The content within the environments and sections would also be analysed in a very simple manner. Each of the following were extracted for each generated node (environment, section or similar) if they existed:

What came of it?

But it worked! I managed to cram in the needed functionality too! Now I could simply import the library in normal python manner and get analysing. Here are some of the most interesting features:

1. Parse multiple files ( nice for large LaTeX projects)
2. Traverse document like a tree
3. Figures, Tables, Lists and other elements as their separate nodes

4. Information on the nodes based on the content

   1. Texts stored in the nodes
   2. Citations as labels
   3. Comments also stored within th enodes
   4. Commands as well! (Makes references available)
   5. Word count within the element
5. Pretty print function to make the devs' life better ;)

6. Export into a graph

   • Turns nodes into, well, nodes
   • Turns child relations into edges
   • Includes sensible information form the node (not full texts, comments etc large text content)
   • Option to export into .csv file

I had worked with Gephi before to analyse graphs and had found it very useful. I therefore also added a simple export script for generating .csv files that can be directly imported to Gephi, so you could analyse your graph with relative ease.

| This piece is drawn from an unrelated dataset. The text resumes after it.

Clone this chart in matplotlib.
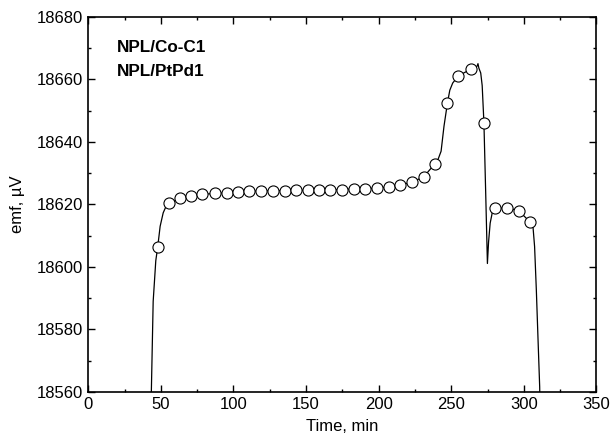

Share the goodies for others as well, kid

By the time I had finished a version of this script, I was rather happy with it - both quality and usefulness -wise. I thought that perhaps by sharing this to the ever expanding space of PyPi I hopefully could reduce the effort of some poor fellow battling with similar problems in the future (and also to install the package conveniently should I need it later in other projects). Therefore, now anyone could install the package with simply using pip:

pip install pytextree

Excellent! I had just developed a nice coherent module for a bigger project, and managed to share it with the world - hopefully to bring a little sunshine to someone's cloudy day! If you are interested in doing something similar, they have some excellent instructions available!